Argue with the approach if you’d like, but not with the underlying message that respect on a ballfield is paramount.

In the big leagues, of course, players have spent the last decade separating actions like bat flips and fist pumps from the concept of respect. It’s all about me, Ortiz and players like him insist, not about him or them. They’re not showing anybody up, they say, so much as celebrating their own actions.

That credo, however, leaves plenty of wiggle room for respect. The moment that bat-flipping became accepted major league practice was the moment that it could no longer be seen as disrespectful.

With his sentiments in the Globe, however, Ortiz kicked the entire house of cards to the ground. I’ve come to accept that bat flipping and the like are now part of the professional sport. When they become not about a player’s own greatness, but the lack of same from the opposition, though, it’s a bridge too far. Perhaps this is not what Ortiz was intending to convey, but the phrase “I don’t have to respect nobody” seems pretty clear-cut.

He also said this:

“Whenever somebody criticizes a power hitter for what we do after we hit a home run, I consider that person someone who is not able to hit a homer ever in his life. Look at who criticizes the power hitters in the game and what we do. It’s either a pitcher or somebody that never played the game. Think about it. You don’t know that feeling. You don’t know what it takes to hit a homer off a guy who throws 95 miles per hour. You don’t know anything about it. And if you don’t know anything about it, [shut up]. [Shut up]. Seriously. If you don’t know anything about it, [shut up], because that is another level.”

While Ortiz’s “Respect my ass” proclamation is ridiculous, his if-you-didn’t-play-your-opinion-doesn’t-count clichĂ© is simply tired. Sportswriters spend more time considering the game than most players, and many die-hard fans spend even more time at it than the guys in the press box. Having never laced up spikes as a professional hardly invalidates their opinions.

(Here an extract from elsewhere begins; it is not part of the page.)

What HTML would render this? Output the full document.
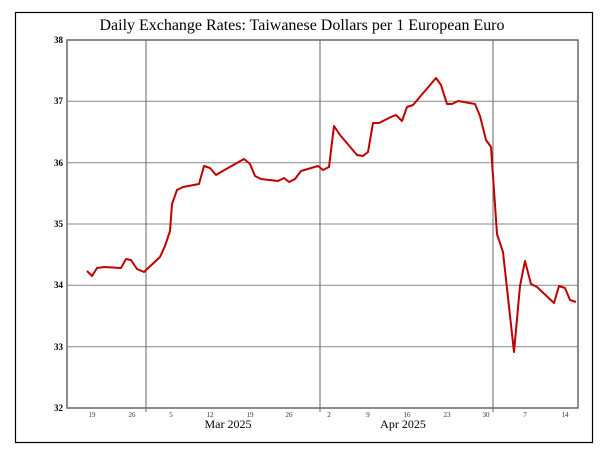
<!DOCTYPE html>
<html><head><style>body{margin:0;background:#fff}</style></head><body>
<svg width="600" height="452" xmlns="http://www.w3.org/2000/svg" font-family="Liberation Serif, serif">
<rect x="0" y="0" width="600" height="452" fill="#fff"/>
<rect x="15.5" y="12.5" width="577" height="430" fill="none" stroke="#000" stroke-width="1.2"/>
<text x="302" y="30" text-anchor="middle" font-size="16" textLength="405" lengthAdjust="spacingAndGlyphs">Daily Exchange Rates: Taiwanese Dollars per 1 European Euro</text>
<g stroke="#888" stroke-width="1">
<line x1="67" y1="101.3" x2="578" y2="101.3"/><line x1="67" y1="162.7" x2="578" y2="162.7"/>
<line x1="67" y1="224" x2="578" y2="224"/><line x1="67" y1="285.3" x2="578" y2="285.3"/>
<line x1="67" y1="346.7" x2="578" y2="346.7"/>
</g>
<g stroke="#666" stroke-width="1">
<line x1="146" y1="40" x2="146" y2="412"/><line x1="320" y1="40" x2="320" y2="412"/><line x1="493" y1="40" x2="493" y2="412"/>
</g>
<rect x="67" y="40" width="511" height="368" fill="none" stroke="#666" stroke-width="1.5"/>
<g font-size="9" font-weight="bold" text-anchor="end">
<text x="63" y="43">38</text><text x="63" y="104">37</text><text x="63" y="166">36</text>
<text x="63" y="227">35</text><text x="63" y="288">34</text><text x="63" y="350">33</text><text x="63" y="411">32</text>
</g>
<g font-size="7" text-anchor="middle" fill="#333">
<text x="92" y="417">19</text><text x="132" y="417">26</text><text x="171" y="417">5</text><text x="210" y="417">12</text>
<text x="250" y="417">19</text><text x="289" y="417">26</text><text x="329" y="417">2</text><text x="368" y="417">9</text>
<text x="407" y="417">16</text><text x="447" y="417">23</text><text x="486" y="417">30</text><text x="525" y="417">7</text><text x="565" y="417">14</text>
</g>
<g font-size="12" text-anchor="middle"><text x="228" y="428">Mar 2025</text><text x="403" y="428">Apr 2025</text></g>
<polyline fill="none" stroke="#c00000" stroke-width="2" stroke-linejoin="round" points="87,271 92,276 97,268 104,267 121,268 126,259 131,260 137,269 144,272 160,257 165,246 170,231 172,204 177,190 183,187 199,184 204,166 210,168 216,175 221,172 228,168 244,159 250,164 255,176 261,179 278,181 284,178 289,182 295,179 301,171 318,166 323,170 329,167 334,126 340,135 357,155 363,156 368,152 373,123 379,123 391,117 396,115 402,121 407,107 413,105 436,78 441,85 447,104 452,104 458,101 475,104 480,116 486,140 491,147 497,234 503,252 514,352 520,286 525,261 531,284 537,287 554,303 559,286 565,288 570,300 576,302"/>
</svg>
</body></html>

Even more glaring was Ortiz’s claim that a vast number of his colleagues—pitchers—be similarly marginalized. If he really wanted to find a prominent position player who’s hit plenty of home runs and disagrees with much of what he says, he wouldn’t have to look far.

There was more.

“When a power hitter does a bat flip, you don’t hurt nobody. If I hit a homer, did a bat flip, threw it in the stands and break a couple of people’s heads, I understand. But that’s not what it is,” he added. “When you see a pitcher do a fist pump when they strike out any one of us, or jumping on the mound, I don’t see anybody talking about that. Nobody’s talking about that.”

 

Hmm.

Does Ortiz really think that pitchers acting like assholes do not get noticed?

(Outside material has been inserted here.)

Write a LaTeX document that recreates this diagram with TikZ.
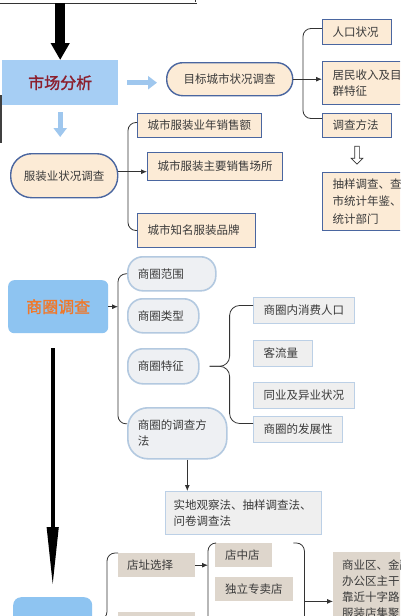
\documentclass[tikz,border=0pt]{standalone}
\usepackage{fontspec}
\newfontfamily\cjk{Noto Sans CJK SC}
\newfontfamily\cjkbold[FakeBold=1.6]{Noto Sans CJK SC}
\usetikzlibrary{arrows.meta,shapes.arrows}

\definecolor{mkblue}{HTML}{A6CEF4}
\definecolor{sqblue}{HTML}{8EC4F1}
\definecolor{mkred}{HTML}{8C1F2E}
\definecolor{sqorange}{HTML}{F0782A}
\definecolor{peach}{HTML}{FCEBD6}
\definecolor{navy}{HTML}{4A66A0}
\definecolor{pillgray}{HTML}{EEF0F3}
\definecolor{pillline}{HTML}{B3C9E0}
\definecolor{boxgray}{HTML}{EFEFEF}
\definecolor{boxline}{HTML}{BCD0E6}
\definecolor{tan}{HTML}{DED6CC}
\definecolor{arrowblue}{HTML}{9FC7EE}
\definecolor{linegray}{HTML}{333333}
\definecolor{txtgray}{HTML}{3A3A3A}

\tikzset{
  boxbase/.style={anchor=north west, inner xsep=10pt, inner ysep=0pt, align=left,
    text=txtgray, font=\cjk\fontsize{11.5}{16.5}\selectfont},
  peachbox/.style={boxbase, draw=navy, line width=1pt, fill=peach},
  peachpill/.style={boxbase, draw=navy, line width=1.4pt, fill=peach, rounded corners=16pt, align=center},
  graypill/.style={boxbase, draw=pillline, line width=1.6pt, fill=pillgray, rounded corners=15pt},
  graybox/.style={boxbase, draw=boxline, line width=1pt, fill=boxgray},
  tanbox/.style={boxbase, fill=tan},
  titlebox/.style={anchor=north west, inner sep=0pt, align=center, font=\cjkbold\fontsize{16}{16}\selectfont},
  bracket/.style={draw=linegray, line width=0.8pt, rounded corners=8pt},
  smallarrow/.style={draw=linegray, line width=0.8pt, -{Latex[length=6pt,width=5pt]}},
  lightarrow/.style={draw=arrowblue, line width=5pt, -{Triangle[length=9pt,width=13pt]}},
}

\begin{document}
\begin{tikzpicture}[x=1pt,y=-1pt]
\useasboundingbox (0,0) rectangle (400,616);
\fill[white] (0,0) rectangle (400,616);
\clip (0,0) rectangle (400,616);

% market analysis
\node[draw=black!80, double, double distance=1pt, line width=0.5pt, minimum width=201pt,
  minimum height=24pt, anchor=south west, inner sep=0pt] (topbox) at (-5,3) {};
\node[titlebox, fill=mkblue, text=mkred, minimum width=116pt, minimum height=45pt] (market) at (2,60) {市场分析};
\node[peachpill, text width=106pt, minimum height=33pt] (city) at (166,62) {目标城市状况调查};

\node[peachbox, text width=49pt, minimum height=25pt] (renkou) at (322,19) {人口状况};
\node[peachbox, text width=80pt, minimum height=43pt] (jumin) at (322,61) {居民收入及目\\群特征};
\node[peachbox, text width=49pt, minimum height=24pt] (method) at (322,113) {调查方法};
\node[single arrow, draw=linegray, line width=0.7pt, fill=white, shape border rotate=270,
  minimum height=18pt, inner sep=2pt, single arrow head extend=3.5pt] (hollow) at (357,154) {};
\node[peachbox, text width=80pt, minimum height=58pt, font=\cjk\fontsize{11.5}{17.5}\selectfont] (chouyang) at (322,172) {抽样调查、查\\市统计年鉴、\\统计部门};

\node[peachpill, rounded corners=21pt, text width=87pt, minimum height=44pt] (fuzhuang) at (10,153) {服装业状况调查};
\node[peachbox, text width=104pt, minimum height=24pt] (nianxiao) at (137,113) {城市服装业年销售额};
\node[peachbox, text width=115pt, minimum height=28pt] (zhuyao) at (147,152) {城市服装主要销售场所};
\node[peachbox, text width=98pt, minimum height=34pt] (zhiming) at (137,213) {城市知名服装品牌};

\draw[line width=1.5pt, black!75] (1,95) -- (1,143);

\draw[line width=10pt, -{Triangle[length=17pt,width=18pt]}] (topbox.south -| market.north) -- (market.north);
\draw[lightarrow, shorten <=9pt, shorten >=9pt] (market.east) -- (market.east -| city.west);
\draw[lightarrow, shorten <=7pt, shorten >=16pt] (market.south) -- (market.south |- fuzhuang.north);

\coordinate (citybr) at ([xshift=-19pt,yshift=3.5pt]renkou.west);
\draw[bracket] ([yshift=3.5pt]renkou.west) -- (citybr) |- ([yshift=7pt]method.west);
\draw[smallarrow] (city.east) -- (city.east -| jumin.west);

\coordinate (fzbr) at ([xshift=-9pt,yshift=3pt]nianxiao.west);
\draw[bracket] ([yshift=3pt]nianxiao.west) -- (fzbr) |- (zhiming.west);
\draw[smallarrow] ([yshift=4pt]fuzhuang.east) -- ([yshift=4pt]fuzhuang.east -| zhuyao.west);

% trade area survey
\node[titlebox, fill=sqblue, text=sqorange, rounded corners=6pt, minimum width=100pt, minimum height=53pt] (shangquan) at (8,280) {商圈调查};

\node[graypill, text width=68pt, minimum height=34pt] (fanwei) at (127,256) {商圈范围};
\node[graypill, text width=51pt, minimum height=34pt] (leixing) at (127,298) {商圈类型};
\node[graypill, text width=51pt, minimum height=35pt] (tezheng) at (127,348) {商圈特征};
\node[graypill, rounded corners=20pt, text width=79pt, minimum height=51pt] (diaocha) at (127,407) {商圈的调查方\\法};

\node[graybox, text width=81pt, minimum height=26pt] (xiaofei) at (253,297) {商圈内消费人口};
\node[graybox, text width=39pt, minimum height=26pt] (keliu) at (253,340) {客流量};
\node[graybox, text width=81pt, minimum height=26pt] (tongye) at (253,382) {同业及异业状况};
\node[graybox, text width=69pt, minimum height=26pt] (fazhan) at (253,416) {商圈的发展性};

\node[graybox, inner xsep=8pt, text width=140pt, minimum height=43pt] (fangfa) at (165,491) {实地观察法、抽样调查法、\\问卷调查法};

\coordinate (sqbr) at ([xshift=-9pt]fanwei.west);
\draw[bracket] (fanwei.west) -- (sqbr) |- ([yshift=9.5pt]diaocha.west);
\draw[smallarrow] (shangquan.east) -- (shangquan.east -| sqbr);

\coordinate (tzmid) at ([xshift=30pt]tezheng.east);
\coordinate (tztip) at ([xshift=10pt]tezheng.east);
\draw[bracket, rounded corners=10pt] ([yshift=5pt]xiaofei.west) -| (tzmid) -- (tztip);
\draw[bracket, rounded corners=10pt] ([yshift=6pt]fazhan.west) -| (tzmid) -- (tztip);

\draw[smallarrow] ([xshift=10pt]diaocha.south) -- ([xshift=10pt]diaocha.south |- fangfa.north);

% shop location
\node[titlebox, fill=sqblue, rounded corners=8pt, minimum width=79pt, minimum height=45pt] (shop) at (13,597) {};
\draw[line width=4pt, -{Triangle[length=60pt,width=11pt]}, shorten <=15pt, shorten >=10pt]
  (shop.north |- shangquan.south) -- (shop.north);

\node[tanbox, inner xsep=9pt, text width=59pt, minimum height=24pt] (dianzhi) at (118,553) {店址选择};
\node[tanbox, inner xsep=9pt, text width=59pt, minimum height=28pt] (dianzhi2) at (118,612) {};
\node[tanbox, text width=37pt, minimum height=24pt] (dianzhong) at (215,543) {店中店};
\node[tanbox, text width=58pt, minimum height=24pt] (duli) at (215,577) {独立专卖店};
\node[tanbox, inner xsep=9pt, text width=80pt, minimum height=74pt, font=\cjk\fontsize{11.5}{16}\selectfont] (shangye) at (333,552) {商业区、金融\\办公区主干\\靠近十字路\\服装店集聚};

\coordinate (dzbr) at ([xshift=-11pt]dianzhi.north west);
\draw[bracket] (dianzhi.north west) -- (dzbr) |- (shop.east);

\coordinate (zdbr) at ([xshift=-7pt]dianzhong.north west);
\draw[bracket] (dianzhong.north west) -- (zdbr) -- ++(0,90);
\draw[smallarrow] (dianzhi.east) -- (dianzhi.east -| zdbr);

\coordinate (dlbr) at ([xshift=11pt]duli.east |- dianzhong.north);
\draw[bracket] (duli.east |- dianzhong.north) -- (dlbr) -- ++(0,90);
\coordinate (dlout) at (dlbr |- duli.south);
\draw[smallarrow] (dlout) -- (dlout -| shangye.west);
\end{tikzpicture}
\end{document}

Ultimately, he sounded less like somebody elucidating his right to self-expression, and more like somebody trying to bluster his way through an argument in which he does not fully believe. He’d have had me with the simple notion that he likes to celebrate after doing something good. The abundance of overt and misguided rationalization, however, has little benefit for anybody.

In Ortiz’s defense, at least one of his statements is incontrovertibly correct. “This ain’t no old school,” he said in closing. “This is what it is in today’s day. You pull yourself together and get people out, or you pull yourself together and you go home. That’s what it is.”

* Reggie Jackson is frequently cited—including by Ortiz during his diatribe—as the guy who all but invented the home run pimp. Actually, it was Harmon Killebrew, a guy who Jackson himself credits with breaking that particular ground. Similarly, for all the credit/infamy (depending on your point of view) given to Yasiel Puig for popularizing the bat flip, we should not lose sight of Ortiz’s importance in setting that particular standard.